I spent the entire weekend trying to remember a face. The face of a man with a jagged cut in his right eyebrow and yet it is lost, along with so much else. Maybe this is why photography and I have found each other, to capture and to remember things that should never be forgotten. I doubt I will ever see him again, as he was truly too good to be true, but something shifted into place internally when I saw him and that was enough for now. These are the moments that reaffirm my faith. Freepouring booze, I saw him and something shifted. One night in a million, and we never even spoke. But those are the nights that I go back to and think about when I hear the words, who takes care of you and I have no answer and no one to answer to. I think of those moments in my life when something chugged to life inside my chest and I became sharp, even for a moment. Girl with the orange lips, in a starched tuxedo shirt in an art gallery feeling confident and alive, in her element, slipping into rooms that say Staff Only and making eye contact on the way out. I am the best version of myself in those moments. Thinking back on all of those things, it is then I can answer, I take care of others, others take care of me, and life resumes and tea steeps and fingers keep typing and tears roll and eventually dry.

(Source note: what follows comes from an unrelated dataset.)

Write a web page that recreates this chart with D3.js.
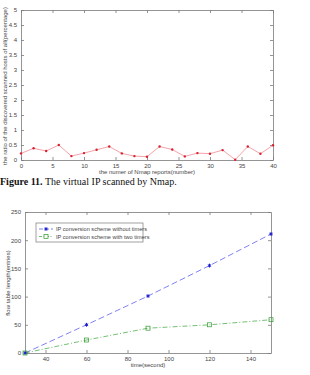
<!DOCTYPE html>
<html>
<head>
<meta charset="utf-8">
<script src="https://cdn.jsdelivr.net/npm/d3@7"></script>
<style>
  body { margin: 0; background: #fff; }
  svg { display: block; }
</style>
</head>
<body>
<svg width="310" height="375"></svg>
<script>
// chart 1: Nmap reports
const nmapReports = [0, 2, 4, 6, 8, 10, 12, 14, 16, 18, 20, 22, 24, 26, 28, 30, 32, 34, 36, 38, 40];
const discoveredRatio = [0.22, 0.39, 0.30, 0.50, 0.13, 0.23, 0.34, 0.45, 0.22, 0.13, 0.11, 0.45, 0.35, 0.12, 0.23, 0.21, 0.33, 0.01, 0.45, 0.21, 0.49];
const topXTicks = [0, 5, 10, 15, 20, 25, 30, 35, 40];
const topYTicks = [0, 0.5, 1, 1.5, 2, 2.5, 3, 3.5, 4, 4.5, 5];

// chart 2: flow table length
const timeSec = [30, 60, 90, 120, 150];
const withoutTimers = [0, 50, 101, 155, 211];
const withTwoTimers = [0, 23, 44, 50, 59];
const botXTicks = [40, 60, 80, 100, 120, 140];
const botYTicks = [0, 50, 100, 150, 200, 250];
const seriesNames = ["IP conversion scheme without timers", "IP conversion scheme with two timers"];

const svg = d3.select("svg");
const axisColor = "#7a7a7a";
const tickFont = "Liberation Sans, Arial, sans-serif";

// draw a matlab style box with inward ticks on every side
function drawBox(g, x, y, xTicks, yTicks, fmtY) {
	const [x0, x1] = x.range();
	const [y0, y1] = y.range();
	const tk = 3;

	g.append("g")
		.attr("transform", `translate(0, ${y0})`)
		.call(d3.axisBottom(x).tickValues(xTicks).tickSizeInner(-tk).tickSizeOuter(0).tickPadding(4))
	g.append("g")
		.attr("transform", `translate(0, ${y1})`)
		.call(d3.axisTop(x).tickValues(xTicks).tickSizeInner(-tk).tickSizeOuter(0).tickFormat(""))
	g.append("g")
		.attr("transform", `translate(${x0}, 0)`)
		.call(d3.axisLeft(y).tickValues(yTicks).tickSizeInner(-tk).tickSizeOuter(0).tickPadding(4).tickFormat(fmtY))
	g.append("g")
		.attr("transform", `translate(${x1}, 0)`)
		.call(d3.axisRight(y).tickValues(yTicks).tickSizeInner(-tk).tickSizeOuter(0).tickFormat(""))

	g.selectAll(".domain, .tick line").attr("stroke", axisColor).attr("stroke-width", 0.8)
	g.selectAll(".tick text")
		.attr("fill", "#444")
		.style("font-family", tickFont)
		.style("font-size", "6px")
}

// ---- top chart ----
const xTop = d3.scaleLinear().domain([0, 40]).range([21, 273]);
const yTop = d3.scaleLinear().domain([0, 5]).range([160, 10]);
const gTop = svg.append("g");
drawBox(gTop, xTop, yTop, topXTicks, topYTicks, d => d);

const topData = nmapReports.map((d, i) => [d, discoveredRatio[i]]);
gTop.append("path")
	.datum(topData)
	.attr("fill", "none")
	.attr("stroke", "#f08a94")
	.attr("stroke-width", 0.8)
	.attr("d", d3.line().x(d => xTop(d[0])).y(d => yTop(d[1])))
gTop.selectAll("circle.pt")
	.data(topData)
	.enter()
	.append("circle")
		.attr("class", "pt")
		.attr("cx", d => xTop(d[0]))
		.attr("cy", d => yTop(d[1]))
		.attr("r", 1.2)
		.attr("fill", "#d8202e")

gTop.append("text")
	.attr("x", 147)
	.attr("y", 174)
	.attr("text-anchor", "middle")
	.attr("fill", "#444")
	.style("font-family", tickFont)
	.style("font-size", "6px")
	.text("the numer of Nmap reports(number)")
gTop.append("text")
	.attr("transform", "translate(7, 86) rotate(-90)")
	.attr("text-anchor", "middle")
	.attr("fill", "#444")
	.style("font-family", tickFont)
	.style("font-size", "6px")
	.text("the ratio of the discovered scanned hosts of all(percentage)")

// caption
const cap = svg.append("text")
	.attr("x", 0)
	.attr("y", 185)
	.style("font-family", "Liberation Serif, Times New Roman, serif")
	.style("font-size", "10px")
	.attr("fill", "#111")
cap.append("tspan").style("font-weight", "bold").text("Figure 11.")
cap.append("tspan").text(" The virtual IP scanned by Nmap.")

// ---- bottom chart ----
const xBot = d3.scaleLinear().domain([30, 150]).range([25, 271]);
const yBot = d3.scaleLinear().domain([0, 250]).range([353, 212]);
const gBot = svg.append("g");
drawBox(gBot, xBot, yBot, botXTicks, botYTicks, d => d);

const line = d3.line().x(d => xBot(d[0])).y(d => yBot(d[1]));
const s1 = timeSec.map((t, i) => [t, withoutTimers[i]]);
const s2 = timeSec.map((t, i) => [t, withTwoTimers[i]]);

gBot.append("path")
	.datum(s2)
	.attr("fill", "none")
	.attr("stroke", "#3aa33a")
	.attr("stroke-width", 0.7)
	.attr("stroke-dasharray", "5,2,1,2")
	.attr("d", line)
gBot.append("path")
	.datum(s1)
	.attr("fill", "none")
	.attr("stroke", "#4a4ae8")
	.attr("stroke-width", 0.7)
	.attr("stroke-dasharray", "6,3")
	.attr("d", line)

const star = d3.symbol().type(d3.symbolAsterisk).size(10);
gBot.selectAll("path.s1")
	.data(s1)
	.enter()
	.append("path")
		.attr("class", "s1")
		.attr("transform", d => `translate(${xBot(d[0])}, ${yBot(d[1])})`)
		.attr("d", star)
		.attr("stroke", "#1a1ad0")
		.attr("stroke-width", 1)
		.attr("fill", "none")
gBot.selectAll("rect.s2")
	.data(s2)
	.enter()
	.append("rect")
		.attr("class", "s2")
		.attr("x", d => xBot(d[0]) - 2)
		.attr("y", d => yBot(d[1]) - 2)
		.attr("width", 4)
		.attr("height", 4)
		.attr("fill", "none")
		.attr("stroke", "#2e9a2e")
		.attr("stroke-width", 0.7)

// legend
const lg = gBot.append("g").attr("transform", "translate(36, 223)");
lg.append("rect")
	.attr("width", 107)
	.attr("height", 19)
	.attr("fill", "#fff")
	.attr("stroke", axisColor)
	.attr("stroke-width", 0.7)
lg.append("line").attr("x1", 3).attr("x2", 17).attr("y1", 6).attr("y2", 6)
	.attr("stroke", "#4a4ae8").attr("stroke-width", 0.7).attr("stroke-dasharray", "4,2")
lg.append("path").attr("transform", "translate(10, 6)").attr("d", star)
	.attr("stroke", "#1a1ad0").attr("stroke-width", 1).attr("fill", "none")
lg.append("line").attr("x1", 3).attr("x2", 17).attr("y1", 13.5).attr("y2", 13.5)
	.attr("stroke", "#3aa33a").attr("stroke-width", 0.7).attr("stroke-dasharray", "3,1.5,1,1.5")
lg.append("rect").attr("x", 8).attr("y", 11.5).attr("width", 4).attr("height", 4)
	.attr("fill", "#fff").attr("stroke", "#2e9a2e").attr("stroke-width", 0.7)
lg.selectAll("text.lbl")
	.data(seriesNames)
	.enter()
	.append("text")
		.attr("class", "lbl")
		.attr("x", 20)
		.attr("y", (d, i) => 8 + i * 7.5)
		.attr("fill", "#444")
		.style("font-family", tickFont)
		.style("font-size", "5.6px")
		.text(d => d)

gBot.append("text")
	.attr("x", 148)
	.attr("y", 367)
	.attr("text-anchor", "middle")
	.attr("fill", "#444")
	.style("font-family", tickFont)
	.style("font-size", "6px")
	.text("time(second)")
gBot.append("text")
	.attr("transform", "translate(10, 283) rotate(-90)")
	.attr("text-anchor", "middle")
	.attr("fill", "#444")
	.style("font-family", tickFont)
	.style("font-size", "6px")
	.text("flow table length(entries)")
</script>
</body>
</html>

In six weeks, I will pack my life away, I will put some of it in a basement and some of it in the closet's of my nearest and dearest, and I will put a tiny portion of it on my back and leave. No, I do not deserve a medal. Thousands of people have been doing this exact thing since the early seventies and while someday I would like to trailblaze something, I am not a trailblazer. Forced out of the normal and into the extreme, I will answer upon my return to no home and a newer sense of self; if anyone asks, I take care of myself.

It is normal to lose sharpness, but I never want to be dull.

1 comment:

  1. This post is greatness -- a gift -- proof of your taking care of yourself.

    A humble gift in return...a simple book recommendation triggered by talk of family and land and history and transitions: The Mennonites by Larry Towell. As the gorgeous Phaidon hardcover is $72, your library's copy might be worth checking out.